[Figure scripts]
..........
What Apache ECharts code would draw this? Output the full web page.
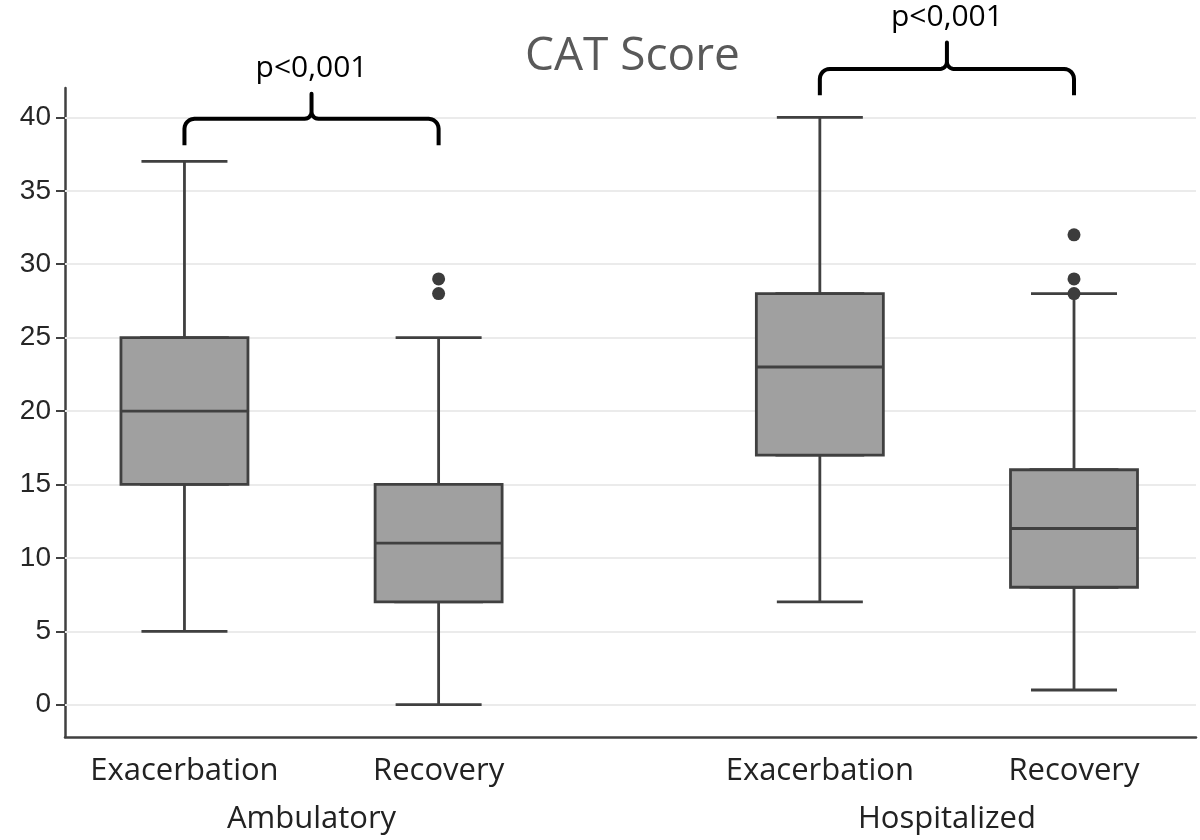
<!DOCTYPE html>
<html>
<head>
<meta charset="utf-8">
<title>CAT Score</title>
<script src="https://cdn.jsdelivr.net/npm/echarts@6/dist/echarts.min.js"></script>
<style>
  html, body { margin: 0; padding: 0; background: #fff; }
  #main { width: 1200px; height: 840px; }
</style>
</head>
<body>
<div id="main"></div>
<script>
// positions of the boxes on the x scale (gap between the two groups)
var boxPos = [0, 1, 2.5, 3.5];
var boxNames = ['Exacerbation', 'Recovery', 'Exacerbation', 'Recovery'];
var groupPos = [0.5, 3];
var groupNames = ['Ambulatory', 'Hospitalized'];

// [min, Q1, median, Q3, max]
var stats = [
  [5, 15, 20, 25, 37],
  [0, 7, 11, 15, 25],
  [7, 17, 23, 28, 40],
  [1, 8, 12, 16, 28]
];
// outliers: [box index, value]
var outliers = [
  [1, 28], [1, 29],
  [3, 28], [3, 29], [3, 32]
];
var yTicks = [0, 5, 10, 15, 20, 25, 30, 35, 40];

// brackets: from box a to box b, y of top line, y of ends, y of cusp, y of text
var brackets = [
  { a: 0, b: 1, top: 39.9, end: 38.1, cusp: 41.6, textY: 43.3, text: 'p<0,001' },
  { a: 2, b: 3, top: 43.3, end: 41.5, cusp: 45.1, textY: 46.8, text: 'p<0,001' }
];

var chart = echarts.init(document.getElementById('main'));

var whiskerData = stats.map(function (s, i) { return [boxPos[i]].concat(s); });
// wide box only: whiskers collapsed onto the box edges
var boxData = stats.map(function (s, i) { return [boxPos[i], s[1], s[1], s[2], s[3], s[3]]; });
var outlierData = outliers.map(function (o) { return [boxPos[o[0]], o[1]]; });

var xMin = -0.47, xMax = 3.98;

chart.setOption({
  animation: false,
  title: {
    text: 'CAT Score',
    left: 520,
    top: 29,
    textStyle: { fontFamily: 'Open Sans', fontSize: 46, fontWeight: 'normal', color: '#595959' }
  },
  grid: { left: 65, right: 4, top: 88, bottom: 103 },
  xAxis: [{
    type: 'value',
    min: xMin,
    max: xMax,
    axisLine: { show: true, onZero: false, lineStyle: { color: '#404040', width: 2.5 } },
    axisTick: { show: false },
    splitLine: { show: false },
    axisLabel: {
      customValues: boxPos,
      margin: 19,
      fontFamily: 'Open Sans',
      fontSize: 31,
      color: '#222',
      formatter: function (v) {
        var i = boxPos.indexOf(v);
        return i >= 0 ? boxNames[i] : '';
      }
    }
  }, {
    type: 'value',
    min: xMin,
    max: xMax,
    position: 'bottom',
    offset: 48,
    axisLine: { show: false, onZero: false },
    axisTick: { show: false },
    splitLine: { show: false },
    axisLabel: {
      customValues: groupPos,
      margin: 19,
      fontFamily: 'Open Sans',
      fontSize: 31,
      color: '#222',
      formatter: function (v) {
        var i = groupPos.indexOf(v);
        return i >= 0 ? groupNames[i] : '';
      }
    }
  }],
  yAxis: {
    type: 'value',
    min: -2.2,
    max: 42,
    axisLine: { show: true, onZero: false, lineStyle: { color: '#404040', width: 2.5 } },
    axisTick: { show: true, customValues: yTicks, length: 9, lineStyle: { color: '#404040', width: 2 } },
    splitLine: { show: false },
    axisLabel: {
      customValues: yTicks,
      margin: 14,
      fontFamily: 'Liberation Sans',
      fontSize: 28,
      color: '#262626'
    }
  },
  series: [{
    // horizontal grid lines
    type: 'scatter',
    data: [],
    z: 1,
    silent: true,
    markLine: {
      silent: true,
      z: 1,
      symbol: 'none',
      label: { show: false },
      lineStyle: { color: '#ebebeb', width: 2, type: 'solid' },
      data: yTicks.map(function (t) { return { yAxis: t }; })
    }
  }, {
    type: 'boxplot',
    xAxisIndex: 0,
    z: 2,
    boxWidth: [86, 86],
    itemStyle: { color: '#a0a0a0', borderColor: '#404040', borderWidth: 2.8 },
    data: whiskerData
  }, {
    type: 'boxplot',
    xAxisIndex: 1,
    z: 3,
    boxWidth: [127, 127],
    itemStyle: { color: '#a0a0a0', borderColor: '#404040', borderWidth: 2.8 },
    data: boxData
  }, {
    type: 'scatter',
    z: 5,
    symbolSize: 13,
    itemStyle: { color: '#3c3c3c', opacity: 1 },
    data: outlierData
  }]
});

// curly brackets with p-values, placed in data coordinates
var px = function (x, y) { return chart.convertToPixel({ xAxisIndex: 0, yAxisIndex: 0 }, [x, y]); };

// quarter arc points from angle a0 to a1 around (cx, cy)
function arc(cx, cy, r, a0, a1) {
  var pts = [];
  for (var k = 0; k <= 6; k++) {
    var a = a0 + (a1 - a0) * k / 6;
    pts.push([cx + r * Math.cos(a), cy + r * Math.sin(a)]);
  }
  return pts;
}

var graphics = [];
brackets.forEach(function (b) {
  var xa = px(boxPos[b.a], b.top)[0];
  var xb = px(boxPos[b.b], b.top)[0];
  var xm = (xa + xb) / 2;
  var yt = px(0, b.top)[1];
  var ye = px(0, b.end)[1];
  var yc = px(0, b.cusp)[1];
  var r = 10, c = 7;
  var P = Math.PI;
  var pts = [[xa, ye]]
    .concat(arc(xa + r, yt + r, r, P, 1.5 * P))
    .concat(arc(xm - c, yt - c, c, 0.5 * P, 0))
    .concat([[xm, yc]])
    .concat(arc(xm + c, yt - c, c, P, 0.5 * P))
    .concat(arc(xb - r, yt + r, r, 1.5 * P, 2 * P))
    .concat([[xb, ye]]);
  graphics.push({
    type: 'polyline',
    shape: { points: pts },
    style: { fill: null, stroke: '#000', lineWidth: 4, lineJoin: 'round' },
    z: 10
  });
  graphics.push({
    type: 'text',
    x: xm,
    y: px(0, b.textY)[1],
    style: {
      text: b.text,
      fontFamily: 'Open Sans',
      fontSize: 30,
      fill: '#000',
      align: 'center',
      verticalAlign: 'middle'
    },
    z: 10
  });
});
chart.setOption({ graphic: graphics });
</script>
</body>
</html>
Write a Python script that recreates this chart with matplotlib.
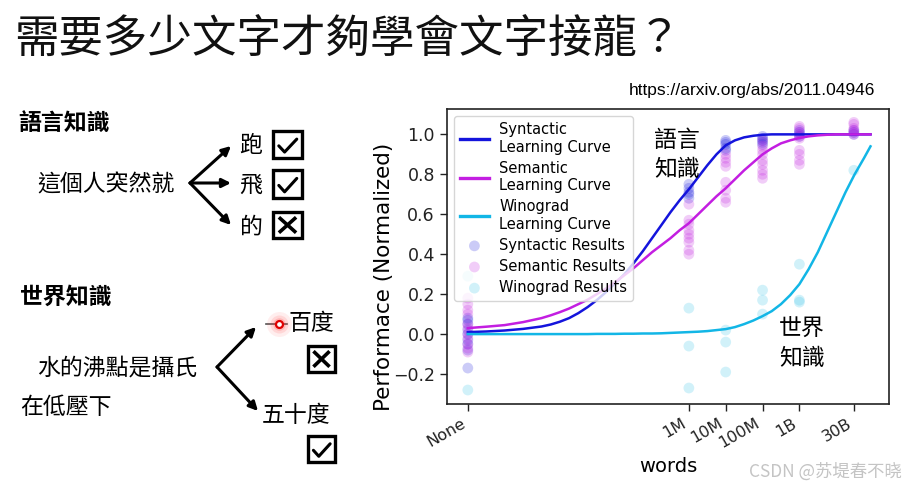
import matplotlib
matplotlib.use("Agg")
import matplotlib.pyplot as plt
from matplotlib.patches import Rectangle

# ---------------- data ----------------
tick_words = [1, 1e6, 1e7, 1e8, 1e9, 3e10]
tick_labels = ['None', '1M', '10M', '100M', '1B', '30B']

curve_words = [1, 3.16, 10, 31.6,
               100, 178, 316, 562, 1e3, 1.78e3, 3.16e3, 5.62e3,
               1e4, 1.78e4, 3.16e4, 5.62e4, 1e5, 1.78e5, 3.16e5, 5.62e5,
               1e6, 1.78e6, 3.16e6, 5.62e6, 1e7, 1.78e7, 3.16e7, 5.62e7,
               1e8, 1.78e8, 3.16e8, 5.62e8, 1e9, 1.78e9, 3.16e9, 5.62e9,
               1e10, 1.78e10, 3.16e10, 5.62e10, 8.5e10]
syntactic_curve = [0.010, 0.013, 0.018, 0.026,
                   0.038, 0.048, 0.062, 0.080, 0.105, 0.135, 0.170, 0.210,
                   0.255, 0.300, 0.355, 0.415, 0.480, 0.545, 0.610, 0.670,
                   0.725, 0.785, 0.845, 0.900, 0.945, 0.970, 0.985, 0.993,
                   0.998, 1.0, 1.0, 1.0, 1.0, 1.0, 1.0, 1.0,
                   1.0, 1.0, 1.0, 1.0, 1.0]
semantic_curve = [0.030, 0.037, 0.045, 0.060,
                  0.080, 0.094, 0.110, 0.128, 0.150, 0.172, 0.200, 0.228,
                  0.260, 0.295, 0.330, 0.370, 0.410, 0.445, 0.480, 0.520,
                  0.555, 0.600, 0.645, 0.690, 0.730, 0.775, 0.820, 0.860,
                  0.900, 0.930, 0.955, 0.970, 0.982, 0.990, 0.995, 0.998,
                  1.0, 1.0, 1.0, 1.0, 1.0]
winograd_curve = [0.0, 0.0, 0.0, 0.0,
                  0.0, 0.0, 0.0, 0.0, 0.0, 0.0, 0.001, 0.001,
                  0.001, 0.002, 0.002, 0.003, 0.003, 0.004, 0.006, 0.008,
                  0.010, 0.012, 0.015, 0.020, 0.025, 0.035, 0.050, 0.068,
                  0.090, 0.115, 0.150, 0.195, 0.250, 0.325, 0.410, 0.510,
                  0.610, 0.710, 0.800, 0.880, 0.940]

syn_x = [1]*9 + [1e6]*5 + [1e7]*5 + [1e8]*5 + [1e9]*4 + [3e10]*3
syn_y = [0.08, 0.07, 0.05, 0.02, 0.0, -0.03, -0.05, -0.08, -0.17,
         0.75, 0.73, 0.71, 0.70, 0.68,
         0.97, 0.96, 0.95, 0.93, 0.92,
         0.99, 0.98, 0.97, 0.96, 0.95,
         1.0, 1.01, 0.99, 1.02,
         1.02, 1.01, 1.0]
sem_x = [1]*11 + [1e6]*9 + [1e7]*8 + [1e8]*9 + [1e9]*9 + [3e10]*6
sem_y = [0.18, 0.15, 0.12, 0.10, 0.05, 0.03, 0.0, -0.02, -0.05, -0.07, -0.09,
         0.65, 0.57, 0.55, 0.52, 0.50, 0.48, 0.46, 0.42, 0.40,
         0.90, 0.88, 0.86, 0.84, 0.76, 0.72, 0.68, 0.66,
         0.97, 0.94, 0.92, 0.90, 0.87, 0.85, 0.82, 0.80, 0.78,
         1.04, 1.03, 1.01, 0.99, 0.98, 0.92, 0.90, 0.87, 0.85,
         1.06, 1.05, 1.03, 1.02, 1.01, 1.0]
win_x = [1]*2 + [1e6]*3 + [1e7]*3 + [1e8]*3 + [1e9]*3 + [3e10]*1
win_y = [0.29, -0.28,
         0.13, -0.06, -0.27,
         0.02, -0.04, -0.19,
         0.22, 0.17, 0.10,
         0.35, 0.17, 0.16,
         0.82]

c_syn = '#1414dc'
c_sem = '#c31ee1'
c_win = '#12b6e6'

CJK = ['Noto Sans CJK TC', 'DejaVu Sans']

W, H = 904, 488
fig = plt.figure(figsize=(W/100, H/100), dpi=100)
fig.patch.set_facecolor('white')

# overlay axes in pixel coordinates for slide elements
ov = fig.add_axes([0, 0, 1, 1])
ov.set_xlim(0, W)
ov.set_ylim(H, 0)
ov.axis('off')

ov.text(14, 40, '需要多少文字才夠學會文字接龍？', fontsize=32, family=CJK,
        fontweight='light', ha='left', va='center', color='#111111')
ov.text(875, 90, 'https://arxiv.org/abs/2011.04946', fontsize=12.5,
        family=['Liberation Sans Narrow', 'Liberation Sans'], ha='right', va='center', color='black')

ov.text(18, 123, '語言知識', fontsize=16.5, family=CJK, fontweight='bold', ha='left', va='center')
ov.text(37, 185, '這個人突然就', fontsize=16.5, family=CJK, ha='left', va='center')
for (tx, ty, ch) in [(251, 145, '跑'), (251, 185, '飛'), (251, 227, '的')]:
    ov.text(tx, ty, ch, fontsize=16.5, family=CJK, ha='center', va='center')

ov.text(20, 297, '世界知識', fontsize=16.5, family=CJK, fontweight='bold', ha='left', va='center')
ov.text(37, 368, '水的沸點是攝氏', fontsize=16.5, family=CJK, ha='left', va='center')
ov.text(20, 407, '在低壓下', fontsize=16.5, family=CJK, ha='left', va='center')
ov.text(289, 324, '百度', fontsize=16.5, family=CJK, ha='left', va='center')
ov.text(262, 415, '五十度', fontsize=16.5, family=CJK, ha='left', va='center')

arrow_kw = dict(arrowstyle='-|>', lw=2.2, color='black', mutation_scale=13, shrinkA=0, shrinkB=0)
for (x0, y0, x1, y1) in [(190, 183, 231, 146), (190, 183, 231, 183), (190, 183, 231, 225),
                         (217, 367, 256, 327), (217, 367, 258, 411)]:
    ov.annotate('', xy=(x1, y1), xytext=(x0, y0), arrowprops=arrow_kw)


def box(x0, y0, x1, y1, kind):
    ov.add_patch(Rectangle((x0, y0), x1 - x0, y1 - y0, fill=False, lw=2.4, ec='black', joinstyle='miter'))
    w, h = x1 - x0, y1 - y0
    if kind == 'check':
        ov.plot([x0 + 0.2*w, x0 + 0.4*w, x0 + 0.82*w], [y0 + 0.55*h, y0 + 0.78*h, y0 + 0.3*h],
                color='black', lw=2.2, solid_capstyle='round', solid_joinstyle='round')
    else:
        ov.plot([x0 + 0.25*w, x0 + 0.75*w], [y0 + 0.25*h, y0 + 0.75*h], color='black', lw=2.6)
        ov.plot([x0 + 0.25*w, x0 + 0.75*w], [y0 + 0.75*h, y0 + 0.25*h], color='black', lw=2.6)


box(273, 131, 302, 158, 'check')
box(273, 170, 302, 198, 'check')
box(273, 212, 302, 238, 'x')
box(308, 346, 335, 372, 'x')
box(308, 436, 335, 462, 'check')

# laser pointer dot
ov.plot([266, 287], [324, 324], color='#555555', lw=1.2)
for r, a in [(18, 0.08), (13, 0.12), (9, 0.18)]:
    ov.plot([279], [324], 'o', ms=r, color='#ff3030', alpha=a, mec='none')
ov.plot([279], [324], 'o', ms=5, mfc='white', mec='#e00000', mew=1.6)

ov.text(902, 472, 'CSDN @苏堤春不晓', fontsize=12.5, family=['Noto Sans CJK SC', 'DejaVu Sans'],
        ha='right', va='center', color='#c4c4c4')

# ---------------- chart ----------------
ax = fig.add_axes([446.7/W, 1 - 404/H, (889.3 - 446.7)/W, (404 - 109)/H])
ax.set_xscale('log')

ax.scatter(syn_x, syn_y, s=60, color=c_syn, alpha=0.22, edgecolors='none', label='Syntactic Results', zorder=2)
ax.scatter(sem_x, sem_y, s=60, color=c_sem, alpha=0.22, edgecolors='none', label='Semantic Results', zorder=2)
ax.scatter(win_x, win_y, s=60, color='#30c0e8', alpha=0.22, edgecolors='none', label='Winograd Results', zorder=2)

ax.plot(curve_words, syntactic_curve, color=c_syn, lw=1.8, label='Syntactic\nLearning Curve', zorder=3)
ax.plot(curve_words, semantic_curve, color=c_sem, lw=1.8, label='Semantic\nLearning Curve', zorder=3)
ax.plot(curve_words, winograd_curve, color=c_win, lw=1.8, label='Winograd\nLearning Curve', zorder=3)

ax.set_xlim(10**-0.573, 10**11.44)
ax.set_ylim(-0.35, 1.127)
ax.set_xticks(tick_words)
ax.set_xticklabels(tick_labels, rotation=30, ha='right', fontsize=11.5)
ax.minorticks_off()
ax.set_yticks([-0.2, 0.0, 0.2, 0.4, 0.6, 0.8, 1.0])
ax.set_yticklabels(['−0.2', '0.0', '0.2', '0.4', '0.6', '0.8', '1.0'], fontsize=12.5)
ax.tick_params(direction='out', length=5, width=1, colors='#222222')
for sp in ax.spines.values():
    sp.set_linewidth(1.2)
    sp.set_color('#222222')

ax.set_xlabel('words', fontsize=14, labelpad=4)
ax.set_ylabel('Performace (Normalized)', fontsize=15.5)
ax.yaxis.set_label_coords(-0.12, 0.43)

ax.text(10**5.05, 1.025, '語言\n知識', family=CJK, fontsize=16.5, ha='left', va='top', linespacing=1.3)
ax.text(10**8.45, 0.08, '世界\n知識', family=CJK, fontsize=16.5, ha='left', va='top', linespacing=1.3)

handles, labels = ax.get_legend_handles_labels()
order = [3, 4, 5, 0, 1, 2]
leg = ax.legend([handles[i] for i in order], [labels[i] for i in order], loc='upper left',
                fontsize=10.5, labelspacing=0.42, handlelength=2.0, handletextpad=0.7,
                borderpad=0.4, framealpha=0.8)
for lh in leg.get_lines():
    lh.set_linewidth(2.4)

fig.savefig('out.png', dpi=100)
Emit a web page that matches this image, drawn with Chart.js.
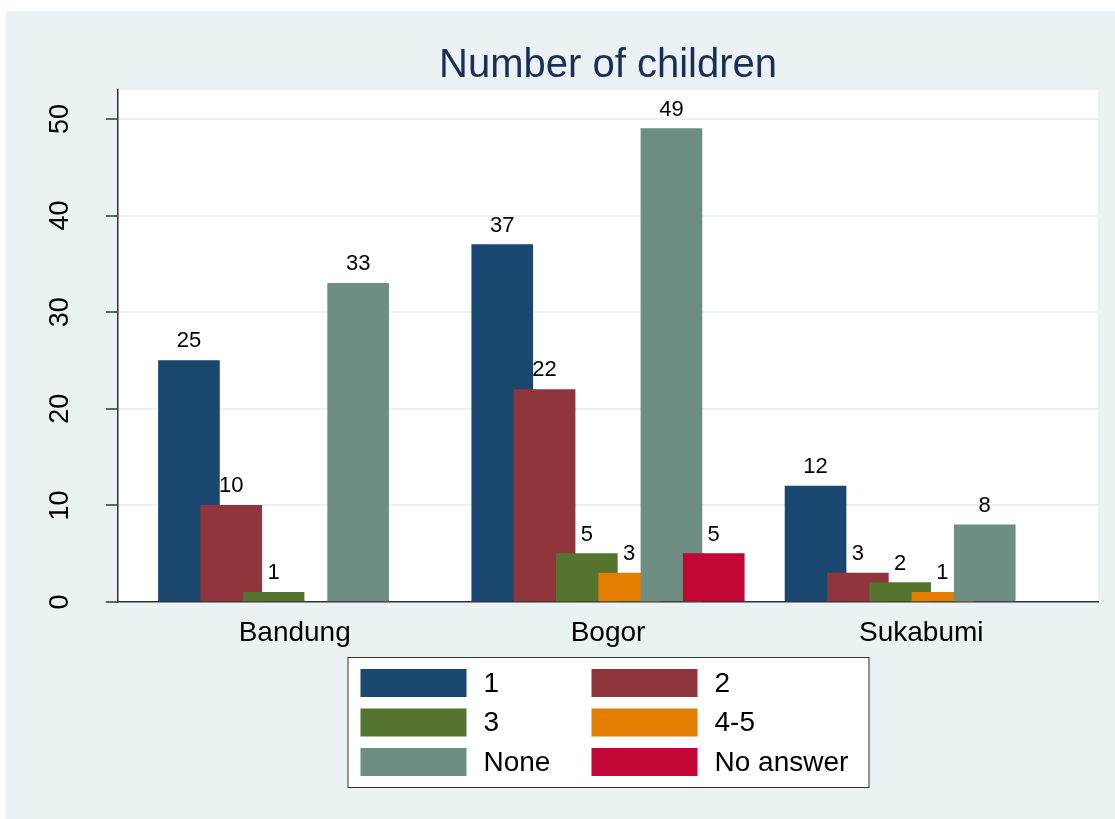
<!DOCTYPE html>
<html>
<head>
<meta charset="utf-8">
<title>Number of children</title>
<script src="https://cdn.jsdelivr.net/npm/chart.js@4/dist/chart.umd.min.js"></script>
<style>
  html, body { margin: 0; padding: 0; background: #fff; }
  #wrap { width: 1115px; height: 819px; }
</style>
</head>
<body>
<div id="wrap"><canvas id="chart"></canvas></div>
<script>
const cities = ["Bandung", "Bogor", "Sukabumi"];
const seriesNames = ["1", "2", "3", "4-5", "None", "No answer"];
const seriesColors = ["#1a476f", "#90353b", "#55752f", "#e37e00", "#6e8e84", "#c10534"];

// counts per city (null = no bar)
const oneChild = [25, 37, 12];
const twoChildren = [10, 22, 3];
const threeChildren = [1, 5, 2];
const fourFive = [null, 3, 1];
const noChildren = [33, 49, 8];
const noAnswer = [null, 5, null];

const yTicks = [0, 10, 20, 30, 40, 50];
const yMax = 53;

const chartTitle = "Number of children";

const series = [oneChild, twoChildren, threeChildren, fourFive, noChildren, noAnswer];

// stata-style overlapping bars: each series shifted a fixed fraction of a group
const slot = 0.135;
const xPad = 0.564;

const FONT = "'Liberation Sans', Arial, Helvetica, sans-serif";
const BG = "#eaf2f3";

const datasets = series.map((values, i) => ({
  label: seriesNames[i],
  data: values.map((v, c) => ({ x: c + (i - (series.length - 1) / 2) * slot, y: v })),
  backgroundColor: seriesColors[i],
  borderWidth: 0,
  barThickness: 61,
  grouped: false,
  order: series.length - i,
}));

const backdrop = {
  id: "backdrop",
  beforeDraw(chart) {
    const { ctx, chartArea } = chart;
    ctx.save();
    ctx.fillStyle = "#ffffff";
    ctx.fillRect(0, 0, chart.width, chart.height);
    ctx.fillStyle = BG;
    ctx.fillRect(6, 11, chart.width - 6, chart.height - 11);
    ctx.fillStyle = "#ffffff";
    ctx.fillRect(chartArea.left, chartArea.top, chartArea.right - chartArea.left, chartArea.bottom - chartArea.top);
    // title centred over the plot region
    ctx.fillStyle = "#1c2d57";
    ctx.font = "40px " + FONT;
    ctx.textAlign = "center";
    ctx.textBaseline = "alphabetic";
    ctx.fillText(chartTitle, (chartArea.left + chartArea.right) / 2, chartArea.top - 13);
    ctx.restore();
  },
};

const barLabels = {
  id: "barLabels",
  afterDatasetsDraw(chart) {
    const { ctx } = chart;
    ctx.save();
    ctx.font = "22px " + FONT;
    ctx.fillStyle = "#000";
    ctx.textAlign = "center";
    ctx.textBaseline = "alphabetic";
    chart.data.datasets.forEach((ds, i) => {
      const meta = chart.getDatasetMeta(i);
      meta.data.forEach((bar, j) => {
        const v = ds.data[j].y;
        if (v === null) return;
        ctx.fillText(String(v), bar.x, bar.y - 13);
      });
    });
    ctx.restore();
  },
};

const boxLegend = {
  id: "boxLegend",
  afterDraw(chart) {
    const { ctx, chartArea } = chart;
    const w = 521, h = 130;
    const left = (chartArea.left + chartArea.right) / 2 - w / 2;
    const top = chartArea.bottom + 55;
    ctx.save();
    ctx.fillStyle = "#fff";
    ctx.fillRect(left, top, w, h);
    ctx.strokeStyle = "#333";
    ctx.lineWidth = 1;
    ctx.strokeRect(left + 0.5, top + 0.5, w, h);
    ctx.font = "28px " + FONT;
    ctx.textBaseline = "middle";
    ctx.textAlign = "left";
    seriesNames.forEach((name, i) => {
      const col = i % 2, row = Math.floor(i / 2);
      const sx = left + (col === 0 ? 13 : 244);
      const sy = top + 12 + row * 39.5;
      ctx.fillStyle = seriesColors[i];
      ctx.fillRect(sx, sy, 106, 28);
      ctx.fillStyle = "#000";
      ctx.fillText(name, sx + 123, sy + 15);
    });
    ctx.restore();
  },
};

new Chart(document.getElementById("chart"), {
  type: "bar",
  data: { datasets },
  plugins: [backdrop, barLabels, boxLegend],
  options: {
    responsive: true,
    maintainAspectRatio: false,
    animation: false,
    layout: { padding: { left: 6, top: 90, right: 17, bottom: 157 } },
    plugins: {
      legend: { display: false },
      tooltip: { enabled: false },
      title: { display: false },
    },
    scales: {
      x: {
        type: "linear",
        offset: false,
        min: -xPad,
        max: cities.length - 1 + xPad,
        afterBuildTicks: (scale) => {
          scale.ticks = cities.map((_, i) => ({ value: i }));
        },
        afterFit: (scale) => { scale.height = 60; },
        ticks: {
          callback: (v) => cities[v],
          color: "#000",
          font: { family: FONT, size: 28 },
          padding: 14,
          maxRotation: 0,
          autoSkip: false,
        },
        grid: { display: false, drawTicks: false },
        border: { display: true, color: "#333", width: 1.5 },
      },
      y: {
        min: 0,
        max: yMax,
        afterBuildTicks: (scale) => {
          scale.ticks = yTicks.map((v) => ({ value: v }));
        },
        afterFit: (scale) => { scale.width = 112; },
        ticks: {
          color: "#000",
          font: { family: FONT, size: 27 },
          minRotation: 90,
          maxRotation: 90,
          crossAlign: "center",
          padding: 30,
        },
        grid: {
          color: BG,
          lineWidth: 2,
          tickColor: "#333",
          tickLength: 12,
          tickWidth: 1.5,
        },
        border: { display: true, color: "#333", width: 1.5 },
      },
    },
  },
});
</script>
</body>
</html>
..........
Retype the section that opens with the line holding "Write a Python" and closes with the line holding "tick_labels = ['None', '1M', '10M', '100M', '1B', '30B']", exactly as it reads, without any pictures.

• **Task answer**
Write a Python script that recreates this chart with matplotlib.
import matplotlib
matplotlib.use("Agg")
import matplotlib.pyplot as plt
from matplotlib.patches import Rectangle

# ---------------- data ----------------
tick_words = [1, 1e6, 1e7, 1e8, 1e9, 3e10]
tick_labels = ['None', '1M', '10M', '100M', '1B', '30B']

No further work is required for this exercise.